緑内障
概要
緑内障は、眼から入ってきた情報を脳に伝達する視神経が眼圧の上昇などの原因で圧迫され、徐々に視野(しや)が狭くなる疾患です。白内障と同様に、加齢とともに患者数は増加しますが、初期には自覚症状が現れにくいことから早期治療が難しい疾患とされてきました。
厚生労働省の研究事業によると、日本人の失明原因の第1位は緑内障で、実に全体の4分の1を占めています。2008年から毎年3月上旬の1週間を「世界緑内障週間」と定め、早期診断・早期治療を促す世界的な啓発活動が続けられています。生活習慣病の早期発見を目的とした特定健診の場面でも、緑内障検診の追加や費用補助を行う自治体が次第に増えてきました。中高年になったら、こうした機会を積極的に利用して、自覚症状がなくても年に1度程度の緑内障検診を習慣にすることが、失明リスクの軽減に向けた大切な心得です。
原因
緑内障と眼圧の関係性については、比較的多くの人々に知られています。日本人の眼球内圧(眼圧)の正常値は10~21mmHgで、正常域を維持するための鍵となるのが、眼の中を循環する房水(ぼうすい)という液体の流れです。角膜や水晶体などの血管のない組織に栄養を与える役割を担う房水は、眼の中の毛様体(もうようたい)で作られ、虹彩(こうさい)の周りを巡って、隅角(ぐうかく)にあるフィルターを通して静脈へ排出されます。

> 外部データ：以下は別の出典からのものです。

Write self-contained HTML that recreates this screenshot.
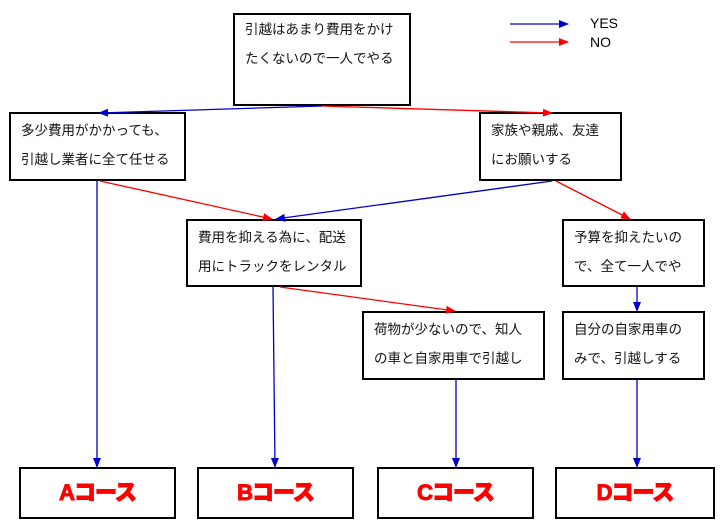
<!DOCTYPE html>
<html><head><meta charset="utf-8"><style>
body{margin:0;width:720px;height:527px;background:#fff;position:relative;overflow:hidden;font-family:"Liberation Sans","Noto Sans CJK JP",sans-serif}
.b{position:absolute;border:2px solid #000;box-sizing:border-box;background:#fff;font-size:13.5px;line-height:29px;padding:2px 0 0 10px;white-space:nowrap;color:#111}
.c{position:absolute;border:2px solid #000;box-sizing:border-box;background:#fff;text-align:center;line-height:48px;font-size:22px;font-weight:900;color:#f00;-webkit-text-stroke:1px #f00;letter-spacing:-1px}
.l{position:absolute;font-size:14px}
svg{position:absolute;left:0;top:0;z-index:2}
</style></head><body>
<svg width="720" height="527">
<defs>
<marker id="bl" markerWidth="10" markerHeight="8" refX="9" refY="4" orient="auto" markerUnits="userSpaceOnUse"><path d="M0,0L10,4L0,8z" fill="#0000cc"/></marker>
<marker id="rd" markerWidth="10" markerHeight="8" refX="9" refY="4" orient="auto" markerUnits="userSpaceOnUse"><path d="M0,0L10,4L0,8z" fill="#f00"/></marker>
</defs>
<g stroke-width="1.3" fill="none">
<line x1="510" y1="24" x2="568" y2="24" stroke="#0000cc" marker-end="url(#bl)"/>
<line x1="510" y1="42" x2="568" y2="42" stroke="#f00" marker-end="url(#rd)"/>
<line x1="322" y1="106" x2="99" y2="113" stroke="#0000cc" marker-end="url(#bl)"/>
<line x1="322" y1="106" x2="552" y2="113" stroke="#f00" marker-end="url(#rd)"/>
<line x1="97" y1="181" x2="97" y2="467" stroke="#0000cc" marker-end="url(#bl)"/>
<line x1="100" y1="181" x2="272" y2="219" stroke="#f00" marker-end="url(#rd)"/>
<line x1="552" y1="181" x2="276" y2="219" stroke="#0000cc" marker-end="url(#bl)"/>
<line x1="556" y1="181" x2="630" y2="219" stroke="#f00" marker-end="url(#rd)"/>
<line x1="273" y1="287" x2="275" y2="467" stroke="#0000cc" marker-end="url(#bl)"/>
<line x1="280" y1="287" x2="455" y2="311" stroke="#f00" marker-end="url(#rd)"/>
<line x1="456" y1="380" x2="456" y2="467" stroke="#0000cc" marker-end="url(#bl)"/>
<line x1="637" y1="287" x2="637" y2="311" stroke="#0000cc" marker-end="url(#bl)"/>
<line x1="637" y1="380" x2="637" y2="467" stroke="#0000cc" marker-end="url(#bl)"/>
</g></svg>
<div class="l" style="left:590px;top:15px">YES</div>
<div class="l" style="left:590px;top:34px">NO</div>
<div class="b" style="left:233px;top:13px;width:178px;height:93px;padding-top:0">引越はあまり費用をかけ<br>たくないので一人でやる</div>
<div class="b" style="left:9px;top:112px;width:177px;height:69px">多少費用がかかっても、<br>引越し業者に全て任せる</div>
<div class="b" style="left:479px;top:112px;width:143px;height:69px">家族や親戚、友達<br>にお願いする</div>
<div class="b" style="left:186px;top:219px;width:176px;height:68px">費用を抑える為に、配送<br>用にトラックをレンタル</div>
<div class="b" style="left:562px;top:219px;width:143px;height:68px">予算を抑えたいの<br>で、全て一人でや</div>
<div class="b" style="left:362px;top:311px;width:183px;height:69px">荷物が少ないので、知人<br>の車と自家用車で引越し</div>
<div class="b" style="left:562px;top:311px;width:143px;height:69px">自分の自家用車の<br>みで、引越しする</div>
<div class="c" style="left:19px;top:467px;width:157px;height:52px">Aコース</div>
<div class="c" style="left:197px;top:467px;width:157px;height:52px">Bコース</div>
<div class="c" style="left:377px;top:467px;width:157px;height:52px">Cコース</div>
<div class="c" style="left:555px;top:467px;width:160px;height:52px">Dコース</div>
</body></html>
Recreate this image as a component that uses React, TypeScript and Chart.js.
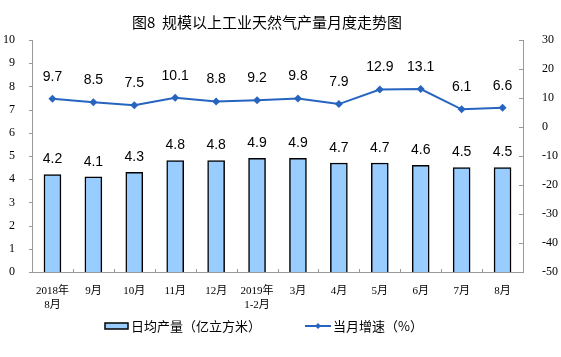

房水の出口が何らかの原因で閉じてしまったり、狭くなったりすると、眼の中に房水が滞留し、眼圧の上昇を招きます。
緑内障の種類
房水の滞留に起因する緑内障には、「原発開放隅角(げんぱつかいほうぐうかく)緑内障」と「原発閉塞隅角(げんぱつへいそくぐうかく)緑内障」があります。
原発(げんぱつ)とは「ほかの病気によるものではない」という意味で、緑内障の中でもっとも多いのが、原発開放隅角緑内障です。わかりやすく言い換えると、「ほかの病気によるものではなく、房水の流出路となる場所が開放されているように見えるのに発症した緑内障」ということになります。
原発閉塞隅角緑内障では文字通り、房水の退出路の入り口である隅角に閉塞が起こっていることが発症原因となります。急速に隅角が閉じてしまうことで、急激な眼圧上昇をきたすことがあり、これを一般に急性緑内障発作と呼びます。
眼圧の上昇は、加齢やほかの眼病などが牽引で起こることもあります。最近では、眼圧が正常域にあるにもかかわらず発症する「正常眼圧緑内障」も増加しています。
症状
緑内障の典型的な症状は、視野が欠けることです。初期には視野のごく一部が欠けているだけですが、進行に伴って欠ける部分が大きくなり、治療せずに放置すると視力も低下し、失明に至るリスクが大きくなります。
視野検査をすれば、視野が欠けていることがはっきりわかりますが、初期には自覚できないことが珍しくありません。日常生活では両眼で見ているため、片方が緑内障であっても健常な方でカバーしてしまうこと、視野の欠損部を、周辺の情報から推測し脳が補ってしまう充填現象(じゅうてんげんしょう)が起こることが視野障害に気づきにくい要因です。
ほとんどの緑内障はゆっくり進行しますが、急激な眼圧上昇によって、急性緑内障発作を引き起こすタイプの緑内障もあります。急性緑内障発作では、眼痛、充血、目のかすみのほか、頭痛や吐き気、嘔吐といった症状が現れます。こうした症状を自覚したら、速やかに眼科を受診する必要があります。
検査と治療
緑内障の鑑別診断や治療効果の判定を目的とした検査には、眼圧検査のほかに、隅角に異常が起こっていないかを確認する隅角検査、視神経の障害の程度を判定する眼底検査や光干渉断層計(OCT)検査、視野検査があります。
これらの検査によって、緑内障の種類や進行度を把握した上で治療が行われます。緑内障の治療の基本は、点眼薬による薬物療法です。薬物療法でも眼圧の低下が認められない場合には、虹彩にレーザーで孔(あな)を開けて、房水の流れを変えるレーザー治療が行われます。レーザー治療で効果が得られなかった場合には、房水の排出を促すための手術が検討されます。
緑内障の治療の目的はいずれも、眼圧を正常域になるよう管理し、進行を食い止めることです。どのような治療を施しても、欠けてしまった視野を元通りにすることはできません。早期診断、早期治療が視野の欠損を防ぐ唯一無二の方策です。